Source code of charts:
# # # # #
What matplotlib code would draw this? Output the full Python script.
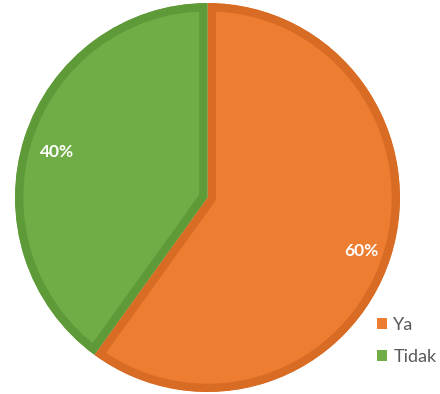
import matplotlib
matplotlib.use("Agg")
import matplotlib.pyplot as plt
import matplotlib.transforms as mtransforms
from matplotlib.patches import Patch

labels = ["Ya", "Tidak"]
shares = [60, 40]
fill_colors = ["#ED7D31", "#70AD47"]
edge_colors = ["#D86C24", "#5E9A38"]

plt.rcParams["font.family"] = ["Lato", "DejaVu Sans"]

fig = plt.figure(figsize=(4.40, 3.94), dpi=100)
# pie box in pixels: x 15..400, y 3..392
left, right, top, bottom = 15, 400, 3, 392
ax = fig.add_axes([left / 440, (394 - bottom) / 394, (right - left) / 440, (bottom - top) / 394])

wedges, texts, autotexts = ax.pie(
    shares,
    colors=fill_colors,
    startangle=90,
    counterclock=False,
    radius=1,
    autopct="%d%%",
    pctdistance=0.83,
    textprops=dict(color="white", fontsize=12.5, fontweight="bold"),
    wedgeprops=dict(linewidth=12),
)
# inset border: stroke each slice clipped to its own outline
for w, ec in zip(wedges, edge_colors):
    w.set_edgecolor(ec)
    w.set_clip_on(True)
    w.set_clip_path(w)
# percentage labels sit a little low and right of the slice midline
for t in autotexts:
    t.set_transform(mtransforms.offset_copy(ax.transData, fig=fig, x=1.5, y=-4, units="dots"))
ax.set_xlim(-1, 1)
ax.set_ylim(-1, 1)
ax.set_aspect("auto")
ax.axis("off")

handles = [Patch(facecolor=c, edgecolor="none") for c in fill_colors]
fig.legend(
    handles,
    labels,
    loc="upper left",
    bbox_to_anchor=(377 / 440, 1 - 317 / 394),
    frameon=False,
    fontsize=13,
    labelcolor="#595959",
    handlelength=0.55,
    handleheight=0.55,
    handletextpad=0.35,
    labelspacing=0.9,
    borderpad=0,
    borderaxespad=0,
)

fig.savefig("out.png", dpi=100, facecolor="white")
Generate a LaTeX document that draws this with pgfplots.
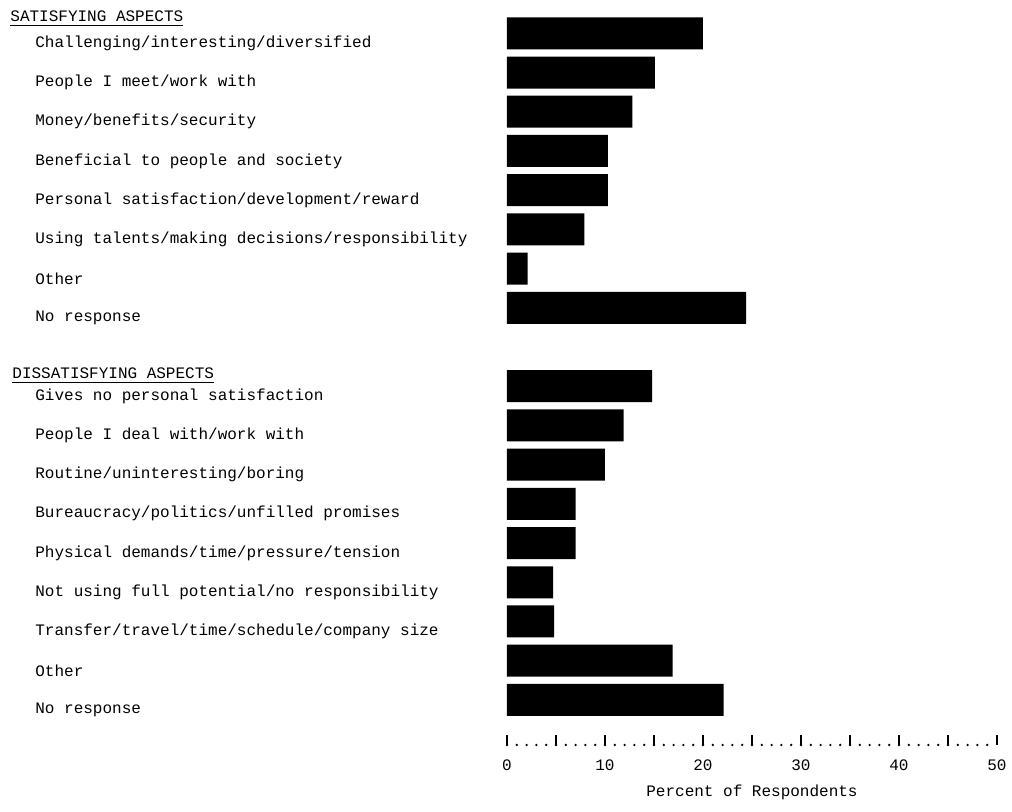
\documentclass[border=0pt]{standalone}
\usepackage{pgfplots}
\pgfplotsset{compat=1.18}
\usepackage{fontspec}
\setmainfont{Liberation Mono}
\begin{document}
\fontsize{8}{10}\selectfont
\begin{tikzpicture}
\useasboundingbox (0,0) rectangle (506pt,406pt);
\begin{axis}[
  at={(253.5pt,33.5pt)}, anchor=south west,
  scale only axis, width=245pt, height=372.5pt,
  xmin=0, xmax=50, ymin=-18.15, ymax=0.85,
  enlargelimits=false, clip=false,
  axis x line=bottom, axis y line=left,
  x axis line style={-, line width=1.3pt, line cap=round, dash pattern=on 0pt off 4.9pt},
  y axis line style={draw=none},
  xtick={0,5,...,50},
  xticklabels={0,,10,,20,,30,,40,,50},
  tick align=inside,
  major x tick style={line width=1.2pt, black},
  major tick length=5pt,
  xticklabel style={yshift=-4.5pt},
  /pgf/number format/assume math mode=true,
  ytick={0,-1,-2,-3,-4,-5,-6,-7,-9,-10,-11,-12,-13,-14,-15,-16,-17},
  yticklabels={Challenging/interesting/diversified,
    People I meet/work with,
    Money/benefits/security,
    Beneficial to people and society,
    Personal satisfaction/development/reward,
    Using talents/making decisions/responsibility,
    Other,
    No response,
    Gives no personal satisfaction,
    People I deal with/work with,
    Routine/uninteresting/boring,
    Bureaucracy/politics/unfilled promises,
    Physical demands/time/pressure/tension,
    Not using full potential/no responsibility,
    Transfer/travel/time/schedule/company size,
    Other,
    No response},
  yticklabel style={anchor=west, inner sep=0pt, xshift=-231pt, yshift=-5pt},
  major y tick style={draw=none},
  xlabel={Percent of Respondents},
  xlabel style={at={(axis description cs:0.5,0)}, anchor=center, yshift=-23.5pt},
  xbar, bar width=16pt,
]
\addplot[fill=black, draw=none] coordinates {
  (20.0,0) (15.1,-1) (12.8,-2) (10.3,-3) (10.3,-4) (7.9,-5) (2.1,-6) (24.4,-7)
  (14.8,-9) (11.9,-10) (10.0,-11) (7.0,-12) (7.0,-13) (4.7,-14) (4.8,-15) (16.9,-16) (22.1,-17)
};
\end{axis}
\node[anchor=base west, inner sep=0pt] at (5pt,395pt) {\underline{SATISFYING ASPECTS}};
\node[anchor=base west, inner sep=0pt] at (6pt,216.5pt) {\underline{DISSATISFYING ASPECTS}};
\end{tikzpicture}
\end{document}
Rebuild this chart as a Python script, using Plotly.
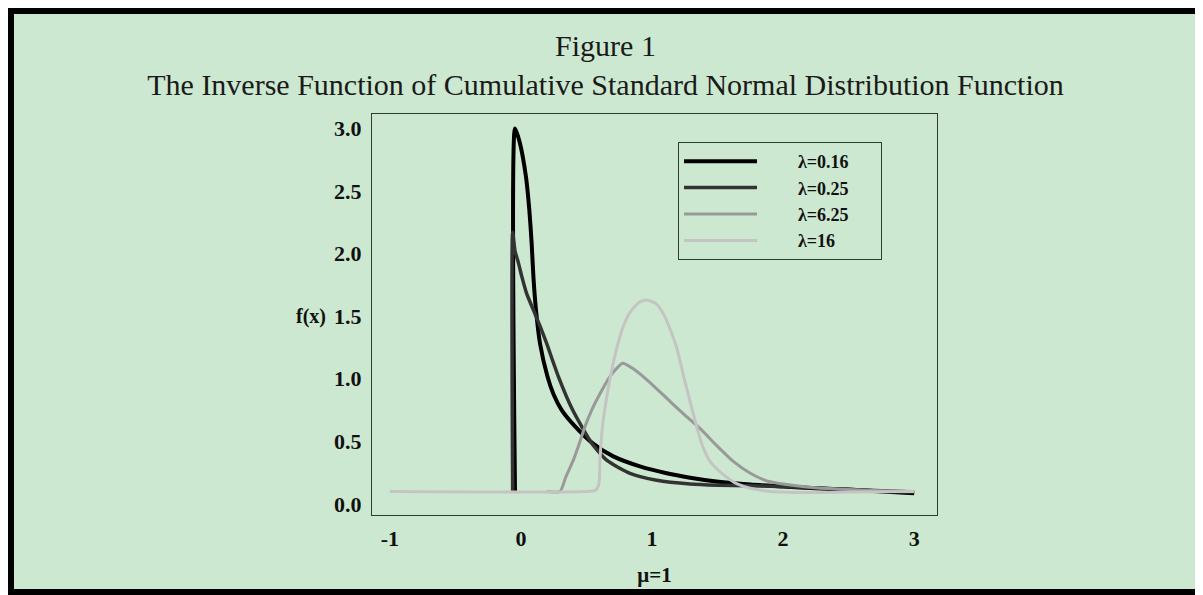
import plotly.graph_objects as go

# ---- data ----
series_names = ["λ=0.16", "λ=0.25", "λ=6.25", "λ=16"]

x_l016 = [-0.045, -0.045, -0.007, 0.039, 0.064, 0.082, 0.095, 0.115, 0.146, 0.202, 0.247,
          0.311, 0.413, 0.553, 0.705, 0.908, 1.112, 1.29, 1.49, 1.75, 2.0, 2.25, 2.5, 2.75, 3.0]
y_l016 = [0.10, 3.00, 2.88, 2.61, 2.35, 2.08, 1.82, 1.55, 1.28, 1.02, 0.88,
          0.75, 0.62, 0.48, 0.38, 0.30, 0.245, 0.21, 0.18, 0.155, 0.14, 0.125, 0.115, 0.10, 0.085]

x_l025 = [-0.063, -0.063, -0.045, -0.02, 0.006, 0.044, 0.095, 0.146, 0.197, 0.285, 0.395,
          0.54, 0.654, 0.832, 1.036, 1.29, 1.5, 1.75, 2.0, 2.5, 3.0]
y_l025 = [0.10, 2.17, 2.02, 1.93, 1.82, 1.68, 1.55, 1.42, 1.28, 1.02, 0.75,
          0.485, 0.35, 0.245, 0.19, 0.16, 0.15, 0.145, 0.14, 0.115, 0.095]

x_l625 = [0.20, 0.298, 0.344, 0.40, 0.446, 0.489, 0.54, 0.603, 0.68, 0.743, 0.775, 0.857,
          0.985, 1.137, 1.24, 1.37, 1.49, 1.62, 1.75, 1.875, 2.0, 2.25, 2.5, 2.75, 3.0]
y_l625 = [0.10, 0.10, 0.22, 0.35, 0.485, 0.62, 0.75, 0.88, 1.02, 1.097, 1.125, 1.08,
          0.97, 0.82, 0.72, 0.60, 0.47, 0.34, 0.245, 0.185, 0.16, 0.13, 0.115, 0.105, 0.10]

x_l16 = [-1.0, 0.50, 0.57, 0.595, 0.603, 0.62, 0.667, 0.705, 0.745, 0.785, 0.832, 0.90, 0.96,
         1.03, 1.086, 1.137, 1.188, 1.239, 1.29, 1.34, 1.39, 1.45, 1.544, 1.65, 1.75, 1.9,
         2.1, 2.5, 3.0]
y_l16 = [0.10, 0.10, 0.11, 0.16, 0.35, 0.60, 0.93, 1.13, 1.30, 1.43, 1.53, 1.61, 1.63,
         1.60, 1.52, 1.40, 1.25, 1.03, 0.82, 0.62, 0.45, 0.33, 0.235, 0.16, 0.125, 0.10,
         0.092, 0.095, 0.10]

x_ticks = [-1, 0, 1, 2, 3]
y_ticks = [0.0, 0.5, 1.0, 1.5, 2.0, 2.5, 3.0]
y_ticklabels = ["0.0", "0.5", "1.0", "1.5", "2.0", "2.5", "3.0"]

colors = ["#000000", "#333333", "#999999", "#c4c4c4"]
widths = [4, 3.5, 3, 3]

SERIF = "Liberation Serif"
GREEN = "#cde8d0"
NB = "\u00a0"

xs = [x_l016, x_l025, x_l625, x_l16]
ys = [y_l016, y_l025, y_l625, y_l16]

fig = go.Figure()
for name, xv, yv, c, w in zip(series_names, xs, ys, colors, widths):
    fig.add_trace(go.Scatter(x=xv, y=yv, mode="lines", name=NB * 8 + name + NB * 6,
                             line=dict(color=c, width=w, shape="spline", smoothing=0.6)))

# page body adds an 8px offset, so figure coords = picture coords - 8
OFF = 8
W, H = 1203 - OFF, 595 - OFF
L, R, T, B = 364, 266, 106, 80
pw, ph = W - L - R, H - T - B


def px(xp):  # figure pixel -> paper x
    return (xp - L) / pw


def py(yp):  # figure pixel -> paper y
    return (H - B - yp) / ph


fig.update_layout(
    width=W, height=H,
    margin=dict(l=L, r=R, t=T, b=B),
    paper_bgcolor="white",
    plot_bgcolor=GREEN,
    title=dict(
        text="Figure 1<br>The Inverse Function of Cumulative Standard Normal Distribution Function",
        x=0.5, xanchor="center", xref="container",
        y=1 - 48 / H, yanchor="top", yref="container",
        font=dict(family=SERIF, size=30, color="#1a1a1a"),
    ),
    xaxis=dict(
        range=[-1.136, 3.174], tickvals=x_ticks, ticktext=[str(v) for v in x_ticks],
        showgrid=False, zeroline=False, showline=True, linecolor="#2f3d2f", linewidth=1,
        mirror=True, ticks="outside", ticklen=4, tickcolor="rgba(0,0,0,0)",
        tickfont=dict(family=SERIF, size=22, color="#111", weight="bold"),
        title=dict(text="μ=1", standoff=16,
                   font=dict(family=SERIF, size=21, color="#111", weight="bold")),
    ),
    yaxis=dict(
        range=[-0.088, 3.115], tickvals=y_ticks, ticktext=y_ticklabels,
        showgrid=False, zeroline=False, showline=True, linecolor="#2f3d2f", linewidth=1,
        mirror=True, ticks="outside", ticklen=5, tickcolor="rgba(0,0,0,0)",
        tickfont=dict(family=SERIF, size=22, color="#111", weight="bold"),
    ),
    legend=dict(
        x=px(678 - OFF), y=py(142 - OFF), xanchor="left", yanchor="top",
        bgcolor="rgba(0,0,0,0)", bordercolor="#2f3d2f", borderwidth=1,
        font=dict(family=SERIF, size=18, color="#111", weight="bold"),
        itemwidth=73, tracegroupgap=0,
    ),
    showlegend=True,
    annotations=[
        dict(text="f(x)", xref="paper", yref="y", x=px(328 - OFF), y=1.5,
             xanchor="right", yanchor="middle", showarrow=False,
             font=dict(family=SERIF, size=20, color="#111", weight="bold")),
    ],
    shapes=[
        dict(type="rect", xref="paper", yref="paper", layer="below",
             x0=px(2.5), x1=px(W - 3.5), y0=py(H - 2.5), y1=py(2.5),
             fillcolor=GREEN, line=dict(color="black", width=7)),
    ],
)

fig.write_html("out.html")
# # # # #
> Directive
Begin at the top of the material above and output each line exactly, stopping after the line that holds "ax = fig.add_axes([left". Leave out pictures.

> Result below
What matplotlib code would draw this? Output the full Python script.
import matplotlib
matplotlib.use("Agg")
import matplotlib.pyplot as plt
import matplotlib.transforms as mtransforms
from matplotlib.patches import Patch

labels = ["Ya", "Tidak"]
shares = [60, 40]
fill_colors = ["#ED7D31", "#70AD47"]
edge_colors = ["#D86C24", "#5E9A38"]

plt.rcParams["font.family"] = ["Lato", "DejaVu Sans"]

fig = plt.figure(figsize=(4.40, 3.94), dpi=100)
# pie box in pixels: x 15..400, y 3..392
left, right, top, bottom = 15, 400, 3, 392
ax = fig.add_axes([left / 440, (394 - bottom) / 394, (right - left) / 440, (bottom - top) / 394])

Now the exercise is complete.